Understanding the Legal Jargon
As a nurse, your vocabulary centers around blood counts, syringe types, and vital signs. You should also know some key words related to medical malpractice:
  • Standard of Care – From a legal standpoint, the standard of care refers to what the majority of nurses would do when faced with the same circumstances that led to the claim of medical malpractice. For example, nurses monitoring a laboring patient would contact the attending physician immediately if they saw a rapid decline in fetal response on the monitors. If you fail to do that, then you have deviated from the accepted standard of care in that situation. It is not necessarily an action defined in a law book, but it is what is considered acceptable by the majority of the medical community. The patient can use other nurses as witnesses to prove how you did not meet the standard of care in their case.

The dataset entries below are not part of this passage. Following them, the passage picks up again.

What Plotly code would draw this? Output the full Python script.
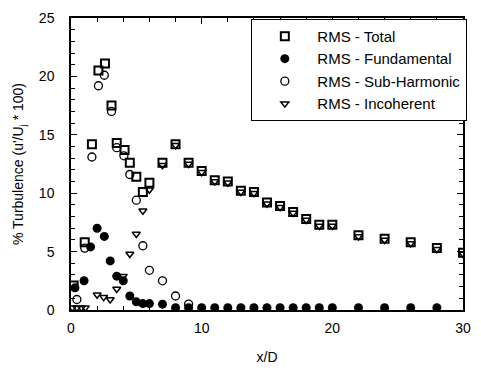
import plotly.graph_objects as go

# Data
tot_x = [0.2, 1.05, 1.6, 2.1, 2.6, 3.1, 3.5, 4.1, 4.5, 5.0, 5.5, 6.0, 7, 8, 9, 10, 11, 12, 13, 14, 15, 16, 17, 18, 19, 20, 22, 24, 26, 28, 30]
tot_y = [2.1, 5.8, 14.2, 20.5, 21.1, 17.5, 14.3, 13.7, 12.6, 11.4, 10.1, 10.9, 12.6, 14.2, 12.6, 11.9, 11.1, 11.0, 10.2, 10.1, 9.2, 8.9, 8.4, 7.8, 7.3, 7.3, 6.4, 6.1, 5.8, 5.3, 4.9]

fun_x = [0.3, 1.0, 1.5, 2.0, 2.55, 3.0, 3.5, 4.0, 4.5, 5.0, 5.5, 6.0, 7, 8, 9, 10, 11, 12, 13, 14, 15, 16, 17, 18, 19, 20, 22, 24, 26, 28]
fun_y = [1.9, 2.5, 5.4, 7.0, 6.3, 4.2, 2.9, 2.5, 1.2, 0.7, 0.55, 0.55, 0.5, 0.2, 0.2, 0.2, 0.2, 0.2, 0.2, 0.2, 0.2, 0.2, 0.2, 0.2, 0.2, 0.2, 0.2, 0.2, 0.2, 0.2]

sub_x = [0.45, 1.05, 1.6, 2.1, 2.55, 3.1, 3.5, 4.05, 4.5, 5.0, 5.5, 6.0, 7.0, 8.0, 9.0]
sub_y = [0.9, 5.3, 13.1, 19.2, 20.1, 17.0, 13.9, 13.2, 11.6, 9.4, 5.5, 3.4, 2.5, 1.2, 0.5]

inc_x = [0.1, 0.45, 0.8, 1.1, 2.0, 2.5, 3.0, 3.5, 4.0, 4.5, 5.0, 5.5, 6.0, 7, 8, 9, 10, 11, 12, 13, 14, 15, 16, 17, 18, 19, 20, 22, 24, 26, 28, 30]
inc_y = [0.2, 0.2, 0.2, 0.2, 1.3, 1.1, 0.9, 1.8, 2.9, 4.8, 6.5, 8.5, 10.3, 12.4, 14.1, 12.5, 11.8, 11.0, 10.9, 10.1, 10.0, 9.1, 8.8, 8.3, 7.7, 7.2, 7.2, 6.3, 6.0, 5.7, 5.2, 4.8]

names = ["RMS - Total", "RMS - Fundamental", "RMS - Sub-Harmonic", "RMS - Incoherent"]

FONT = "Liberation Sans, Arial, Helvetica, sans-serif"

fig = go.Figure()
fig.add_trace(go.Scatter(x=tot_x, y=tot_y, mode="markers", name=names[0],
                         marker=dict(symbol="square-open", size=8, color="black", line=dict(width=2))))
fig.add_trace(go.Scatter(x=fun_x, y=fun_y, mode="markers", name=names[1],
                         marker=dict(symbol="circle", size=9, color="black")))
fig.add_trace(go.Scatter(x=sub_x, y=sub_y, mode="markers", name=names[2],
                         marker=dict(symbol="circle-open", size=8, color="black", line=dict(width=1.3))))
fig.add_trace(go.Scatter(x=inc_x, y=inc_y, mode="markers", name=names[3],
                         marker=dict(symbol="triangle-down-open", size=7, color="black", line=dict(width=1.5))))

axis_common = dict(
    showline=True, linecolor="black", linewidth=1.5, mirror="ticks",
    ticks="inside", ticklen=6, tickwidth=1.2, tickcolor="black",
    showgrid=False, zeroline=False,
    tickfont=dict(family=FONT, size=14, color="black"),
)

fig.update_xaxes(range=[0, 30], tick0=0, dtick=10,
                 minor=dict(ticks="inside", ticklen=4, dtick=2, tickcolor="black", showgrid=False),
                 title=dict(text="x/D", font=dict(family=FONT, size=14, color="black"), standoff=18),
                 ticklabelstandoff=4, **axis_common)
fig.update_yaxes(range=[0, 25], tick0=0, dtick=5,
                 minor=dict(ticks="inside", ticklen=4, dtick=1, tickcolor="black", showgrid=False),
                 title=dict(text="% Turbulence (u'/U<sub>j</sub> * 100)", font=dict(family=FONT, size=14, color="black"), standoff=12),
                 ticklabelstandoff=12, **axis_common)

fig.update_layout(
    width=481, height=373,
    margin=dict(l=71, r=10, t=17, b=53),
    paper_bgcolor="white", plot_bgcolor="white",
    font=dict(family=FONT, size=14, color="black"),
    legend=dict(x=0.46, y=0.997, xanchor="left", yanchor="top",
                bordercolor="black", borderwidth=1, bgcolor="white",
                font=dict(family=FONT, size=15, color="black"),
                itemwidth=55, tracegroupgap=0),
    showlegend=True,
)

fig.write_html("out.html")
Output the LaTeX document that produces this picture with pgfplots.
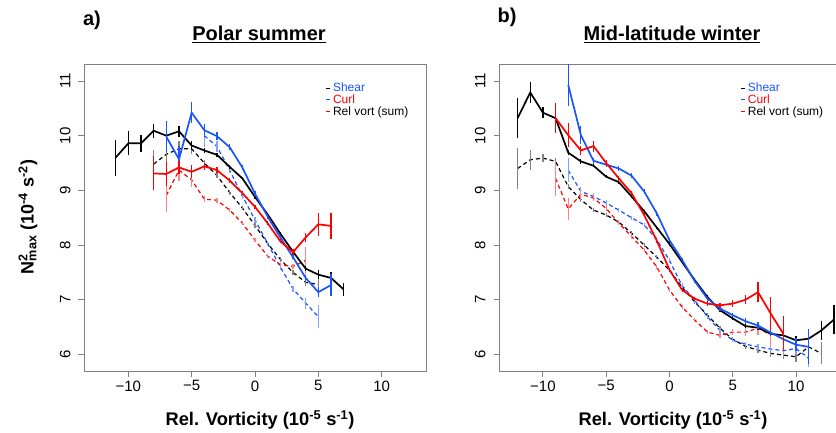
\documentclass[border=0pt]{standalone}
\usepackage{pgfplots}
\pgfplotsset{compat=1.18}
\usepackage{fontspec}
\setmainfont{Liberation Sans}

\definecolor{rblue}{RGB}{25,85,255}
\definecolor{rred}{RGB}{255,0,0}
\definecolor{lblue}{RGB}{130,160,255}
\definecolor{lred}{RGB}{255,130,130}
\definecolor{lgray}{RGB}{130,130,130}
\definecolor{boxgray}{RGB}{128,128,128}

\pgfplotsset{
  rbase/.style={
    scale only axis, width=342pt, height=307.5pt,
    ymin=5.69, ymax=11.31,
    xtick={-10,-5,0,5,10}, xticklabels={−10,−5,0,5,10},
    ytick={6,7,8,9,10,11}, yticklabels={6,7,8,9,10,11},
    tick pos=left, tick align=outside, major tick length=5.5pt,
    axis line style={boxgray, line width=0.9pt},
    tick style={boxgray, line width=0.9pt},
    ticklabel style={font=\fontsize{15}{15}\selectfont, black},
    yticklabel style={rotate=90, anchor=south},
    yticklabel shift=4.5pt,
    xticklabel style={anchor=north},
    legend image code/.code={\draw[#1] (0pt,0pt) -- (4.5pt,0pt);},
    legend style={draw=none, fill=none, anchor=north west,
      font=\fontsize{12}{13}\selectfont, row sep=-2.5pt,
      cells={anchor=west}, inner sep=0pt},
  },
  sol/.style={color=#1, line width=1.7pt, solid,
    error bars/y dir=both, error bars/y explicit, error bars/error mark=none,
    error bars/error bar style={color=#1, line width=1.2pt, solid}},
  dsh/.style 2 args={color=#1, line width=1.2pt, dash pattern=on 4pt off 3pt,
    error bars/y dir=both, error bars/y explicit, error bars/error mark=none,
    error bars/error bar style={color=#2, line width=1.2pt, solid}},
}

\begin{document}
\begin{tikzpicture}[x=1pt,y=1pt]
\path[use as bounding box] (0,0) rectangle (836,433);

% ---- a) Polar summer
\begin{axis}[rbase, at={(84pt,61.5pt)}, anchor=south west,
  xmin=-13.5, xmax=13.5,
  legend style={at={(rel axis cs:0.705,0.945)}}]
% dashed
\addplot[dsh={black}{lgray}] table[x=x,y=y,y error=e] {
x y e
-8 9.48 0.25
-7 9.66 0.20
-6 9.76 0.15
-5 9.76 0.10
-4 9.50 0.06
-3 9.27 0.05
-2 8.96 0.04
-1 8.68 0.04
0 8.36 0.04
1 8.03 0.04
2 7.74 0.04
3 7.50 0.05
4 7.32 0.06
5 7.28 0.10
};
\addplot[dsh={rblue}{lblue}] table[x=x,y=y,y error=e] {
x y e
-4 10.00 0.20
-3 9.80 0.10
-2 9.37 0.06
-1 8.90 0.05
0 8.46 0.05
1 8.03 0.05
2 7.60 0.05
3 7.20 0.06
4 6.94 0.10
5 6.69 0.21
};
\addplot[dsh={rred}{lred}] table[x=x,y=y,y error=e] {
x y e
-7 8.91 0.30
-6 9.37 0.20
-5 9.19 0.12
-4 8.84 0.06
-3 8.82 0.05
-2 8.64 0.04
-1 8.40 0.04
0 8.09 0.04
1 7.80 0.04
2 7.64 0.04
3 7.61 0.05
4 7.72 0.25
};
% solid
\addplot[sol=black] table[x=x,y=y,y error=e] {
x y e
-11 9.60 0.33
-10 9.86 0.22
-9 9.86 0.16
-8 10.09 0.13
-7 10.00 0.10
-6 10.08 0.10
-5 9.82 0.08
-4 9.73 0.05
-3 9.65 0.04
-2 9.43 0.03
-1 9.22 0.03
0 8.88 0.03
1 8.56 0.03
2 8.21 0.03
3 7.88 0.03
4 7.57 0.04
5 7.46 0.08
6 7.40 0.10
7 7.19 0.12
};
\addplot[sol=rblue] table[x=x,y=y,y error=e] {
x y e
-7 9.98 0.28
-6 9.57 0.25
-5 10.42 0.19
-4 10.10 0.12
-3 9.99 0.07
-2 9.79 0.05
-1 9.42 0.04
0 8.94 0.04
1 8.52 0.04
2 8.14 0.04
3 7.78 0.04
4 7.40 0.06
5 7.14 0.09
6 7.27 0.20
};
\addplot[sol=rred] table[x=x,y=y,y error=e] {
x y e
-8 9.31 0.31
-7 9.30 0.22
-6 9.42 0.12
-5 9.34 0.12
-4 9.44 0.06
-3 9.37 0.05
-2 9.18 0.04
-1 8.95 0.04
0 8.70 0.04
1 8.40 0.04
2 8.07 0.04
3 7.87 0.05
4 8.14 0.08
5 8.38 0.21
6 8.35 0.23
};
\addlegendimage{rblue, line width=1pt}
\addlegendentry{\textcolor{rblue}{Shear}}
\addlegendimage{rred, line width=1pt}
\addlegendentry{\textcolor{rred}{Curl}}
\addlegendimage{black, line width=1pt}
\addlegendentry{Rel vort (sum)}
\end{axis}

% ---- b) Mid-latitude winter
\begin{axis}[rbase, at={(499pt,61.5pt)}, anchor=south west,
  width=337pt, xmin=-13.47, xmax=13.16,
  legend style={at={(rel axis cs:0.715,0.945)}}]
% dashed
\addplot[dsh={black}{lgray}] table[x=x,y=y,y error=e] {
x y e
-12 9.40 0.38
-11 9.56 0.18
-10 9.59 0.08
-9 9.53 0.06
-8 9.07 0.05
-7 8.83 0.05
-6 8.64 0.04
-5 8.55 0.04
-4 8.42 0.04
-3 8.22 0.04
-2 8.00 0.04
-1 7.78 0.04
0 7.54 0.04
1 7.23 0.04
2 6.96 0.04
3 6.72 0.04
4 6.48 0.04
5 6.28 0.04
6 6.15 0.05
7 6.08 0.06
8 6.02 0.07
9 5.99 0.08
10 5.96 0.10
11 6.14 0.20
12 6.02 0.20
};
\addplot[dsh={rblue}{lblue}] table[x=x,y=y,y error=e] {
x y e
-8 9.37 0.22
-7 8.98 0.08
-6 8.89 0.06
-5 8.77 0.05
-4 8.64 0.04
-3 8.50 0.04
-2 8.37 0.04
-1 8.10 0.04
0 7.72 0.04
1 7.26 0.04
2 6.99 0.04
3 6.69 0.04
4 6.44 0.04
5 6.26 0.04
6 6.19 0.04
7 6.14 0.05
8 6.10 0.06
9 6.07 0.07
10 6.11 0.10
11 5.93 0.15
};
\addplot[dsh={rred}{lred}] table[x=x,y=y,y error=e] {
x y e
-9 9.22 0.32
-8 8.66 0.20
-7 8.93 0.08
-6 8.86 0.06
-5 8.67 0.05
-4 8.40 0.04
-3 8.16 0.04
-2 7.91 0.04
-1 7.60 0.04
0 7.18 0.04
1 6.87 0.04
2 6.63 0.04
3 6.41 0.04
4 6.35 0.05
5 6.41 0.06
6 6.41 0.07
7 6.48 0.12
8 6.36 0.20
};
% solid
\addplot[sol=black] table[x=x,y=y,y error=e] {
x y e
-12 10.32 0.37
-11 10.79 0.19
-10 10.42 0.10
-9 10.32 0.06
-8 9.69 0.05
-7 9.53 0.04
-6 9.45 0.03
-5 9.25 0.03
-4 9.15 0.03
-3 8.89 0.03
-2 8.62 0.03
-1 8.32 0.03
0 8.02 0.03
1 7.69 0.03
2 7.36 0.03
3 7.05 0.03
4 6.81 0.03
5 6.66 0.03
6 6.52 0.03
7 6.49 0.04
8 6.38 0.05
9 6.35 0.06
10 6.26 0.08
11 6.29 0.12
12 6.44 0.18
13 6.64 0.27
};
\addplot[sol=rblue] table[x=x,y=y,y error=e] {
x y e
-8 10.93 0.38
-7 10.01 0.17
-6 9.54 0.06
-5 9.47 0.05
-4 9.40 0.04
-3 9.27 0.04
-2 8.98 0.04
-1 8.58 0.04
0 8.09 0.04
1 7.73 0.04
2 7.34 0.04
3 7.02 0.04
4 6.84 0.04
5 6.72 0.04
6 6.61 0.05
7 6.53 0.06
8 6.40 0.07
9 6.28 0.10
10 6.18 0.12
11 6.14 0.32
};
\addplot[sol=rred] table[x=x,y=y,y error=e] {
x y e
-9 10.32 0.27
-8 10.01 0.22
-7 9.73 0.08
-6 9.81 0.10
-5 9.50 0.06
-4 9.22 0.04
-3 8.95 0.04
-2 8.55 0.04
-1 8.08 0.04
0 7.55 0.04
1 7.18 0.04
2 7.02 0.04
3 6.93 0.04
4 6.90 0.05
5 6.93 0.06
6 7.00 0.08
7 7.14 0.18
8 6.75 0.30
9 6.38 0.32
};
\addlegendimage{rblue, line width=1pt}
\addlegendentry{\textcolor{rblue}{Shear}}
\addlegendimage{rred, line width=1pt}
\addlegendentry{\textcolor{rred}{Curl}}
\addlegendimage{black, line width=1pt}
\addlegendentry{Rel vort (sum)}
\end{axis}

% ---- titles and labels
\node[font=\fontsize{20}{20}\selectfont\bfseries] at (92,413) {a)};
\node[font=\fontsize{20}{20}\selectfont\bfseries] at (507,416) {b)};
\node[font=\fontsize{20}{20}\selectfont\bfseries] at (259,399) {\underline{Polar summer}};
\node[font=\fontsize{20}{20}\selectfont\bfseries] at (672,399) {\underline{Mid-latitude winter}};
\node[font=\fontsize{18.3}{18.3}\selectfont\bfseries] at (260,13) {Rel. Vorticity (10\textsuperscript{-5} s\textsuperscript{-1})};
\node[font=\fontsize{18.3}{18.3}\selectfont\bfseries] at (673,13) {Rel. Vorticity (10\textsuperscript{-5} s\textsuperscript{-1})};
\node[font=\fontsize{18}{18}\selectfont\bfseries, rotate=90] at (28,216)
  {N\rlap{\textsuperscript{2}}\textsubscript{max} (10\textsuperscript{-4} s\textsuperscript{-2})};
\end{tikzpicture}
\end{document}
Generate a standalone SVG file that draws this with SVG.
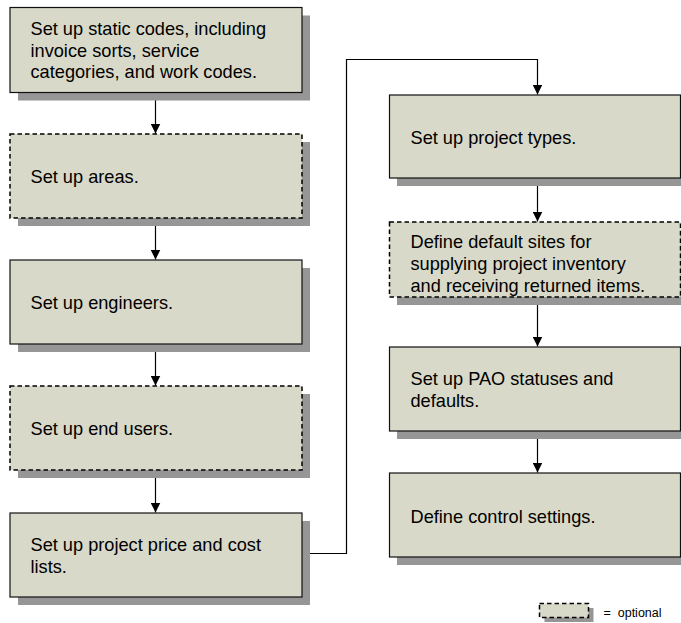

  • Compensable Injury – A compensable injury is one that resulted in obvious losses to the patient. This could be in increased hospital or medical bills, loss of employment or even future employment. Simply put, the lawsuit cannot exist unless the patient can prove that they suffered some form of financial loss as a result of the injury.
  • Duty of Care – If you are named in a medical malpractice lawsuit, it is because at some point you were responsible for the care of that patient. This could be with direct contact, or indirect if you were responsible for overseeing inexperienced nurses at the time.
  • Negligence – An action (or lack of one) that leads to injury, disability, illness or death. In most cases, in order for negligence to exist, it must be proven that the defendant was aware of the possible risk associated with their actions.
Common Examples of Nurse Negligence
Any one of the following could be construed as negligence, and result in you being named in a medical malpractice action:
  • Failing to properly monitor a patient in your care
  • Not taking vital signs at the correct times
  • Forgetting to take an important vital sign
  • Failing to enter the nursing record onto a patient’s chart
  • Administering the wrong type or dose of medication
  • Giving medications at the wrong time
  • Not checking bed ridden patients for the presence of bed sores
  • Not responding quickly to a patient’s call button
  • Failing to report a symptom or complaint to the doctor
Your best defense is to always follow the accepted standards of care, and document all of your patient interactions. Charting is not only in place to monitor the condition of a patient, it is there to show proof of each action you have taken with a patient and why.

What Should You Do if Named in a Medical Malpractice Lawsuit?
Personal injury laws do vary slightly from state to state. If you are personally named in a lawsuit, whether solely or as a part of the facility you work in, you should contact an attorney right away. They will be able to help you sort out the specifics of the case in relation to the laws that govern your state.
The hospital or clinic that you work in will likely have nursing malpractice insurance to help cover any losses from a lawsuit, but this is not always enough. You could also protect yourself and career by purchasing an individual policy. Having individual nursing liability coverage will provide you with an attorney that works to protect your best interests, not those of the institution that employs you.
Nurses never mean to do any harm to a patient, but sometimes situations extend beyond our control. The best way to defend yourself in a medical malpractice suit is to always have documentation that you worked in the best interest of every patient, to the absolute best of your ability.